PAC panel finds faults in NAC aircraft deal

Kathmandu, December 30

A sub-committee under the Public Accounts Committee of the Federal Parliament has found irregularities in Nepal Airlines Corporation’s deal to purchase two Airbus 330-200 series wide-body aircraft.

The sub-committee has found that the NAC board did not properly follow the Public Procurement Act and bought planes that did not match the weight specified in the initial request for proposal.

The PAC had formed a seven-member panel on December 13 with lawmaker Rajendra KC as its coordinator to probe possible anomalies in the wide-body aircraft procurement process.

The sub-committee stated that thorough investigation was conducted into the issue. “We have found many irregularities related to the plane purchase, payment process and establishment of a fake company,” KC told THT.

“We also looked into why NAC amended its procurement guidelines and included a provision whereby it would purchase only Airbus aircraft.”

According to KC, the committee found that the NAC board had purposefully decreased the maximum takeoff weight to 230 tonnes from 242 tonnes in RfP. “Just in this weight issue we have found irregularity worth Rs 940 million.”
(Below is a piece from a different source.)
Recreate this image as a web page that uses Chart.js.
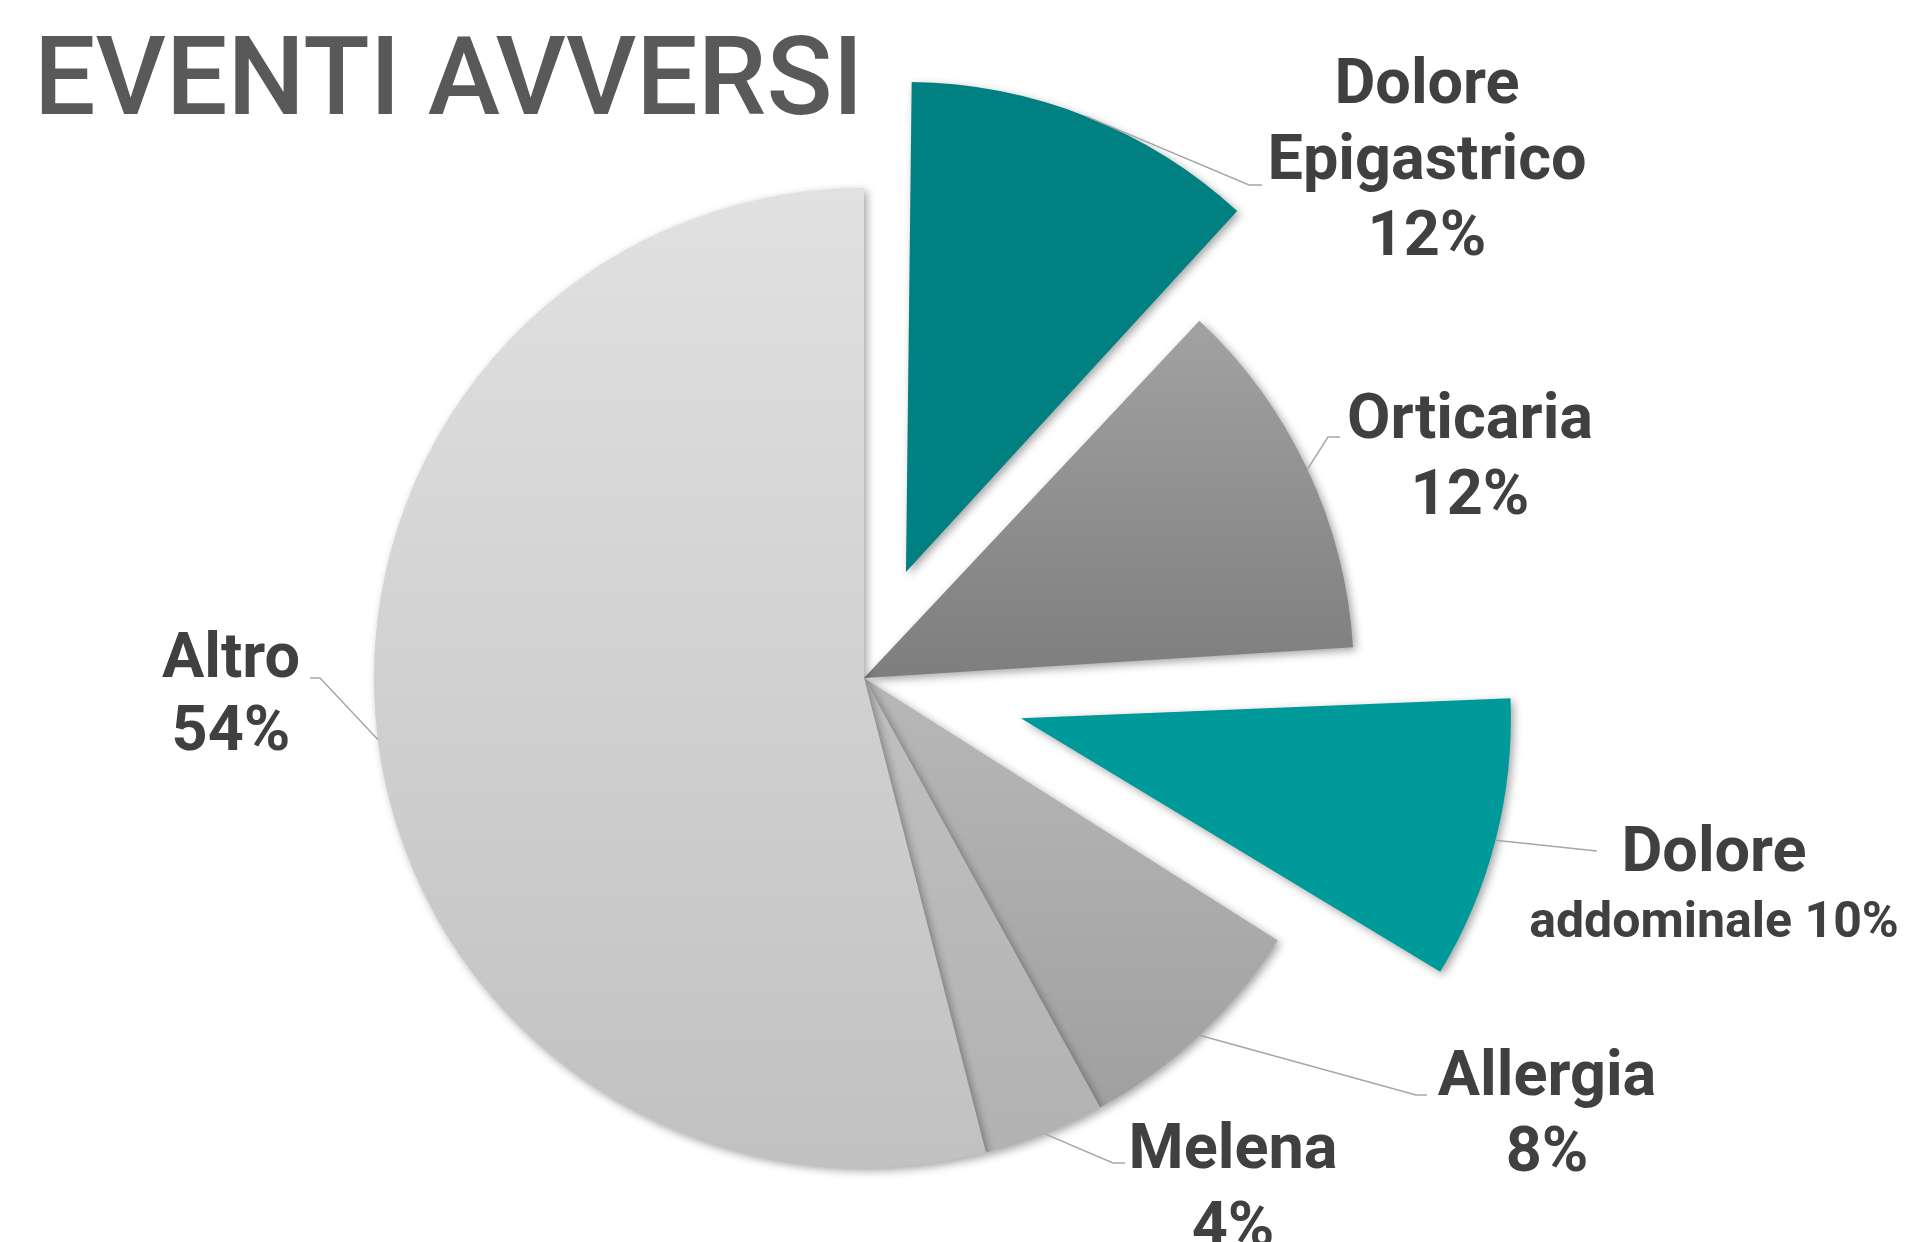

PAC Chairman Bharat Kumar Sah has accused Civil Aviation Authority of Nepal of not monitoring the specifications while inspecting the planes in the factory and when they arrived at Tribhuvan International Airport. “We directed CAAN today morning to provide the exact specifications of the planes as per the RfP within 24 hours.”

According to Sah, both CAAN and NAC had provided incomplete documents to the committee. “On Friday, we sent a letter to NAC to provide necessary details of the wide-body purchase agreement and they submitted the document this morning. It is different from the initial RfP document.”

According to Sah, the committee will make its report public soon and take necessary decisions based on its findings.

Earlier, the Public Procurement Monitoring Office and the Office of the Auditor General had mentioned that NAC exploited loopholes in the Public Procurement Act and the corporation’s bylaws while acquiring the wide-body aircraft. PAC had mandated the sub-committee to investigate the issue and prepare the report on the basis of the findings of PPMO and OAG.

The PPMO recently outlined a number of faults in the aircraft purchase deal, including that NAC purchased the aircraft without conforming to the provisions of the Public Procurement Act.

Interestingly, on December 26, Auditor General Tanka Mani Sharma said he neither met Minister for Culture, Tourism and Civil Aviation Rabindra Adhikari nor advised him on the procurement of the two wide-body aircraft for Nepal Airlines. Sharma’s comments came a day after Adhikari told lawmakers investigating allegations of corruption during the procurement that Sharma had given his nod to the wide-body aircraft purchasing process.

But Sharma has refuted Adhikari’s claim. “I never told him anything about the purchase deal,” he said during a PAC meeting, adding that he neither visited the minister’s office nor gave him any opinion on the procurement process.

Meanwhile, NAC defended its decision stating that it had duly followed the laws while procuring the two aircraft.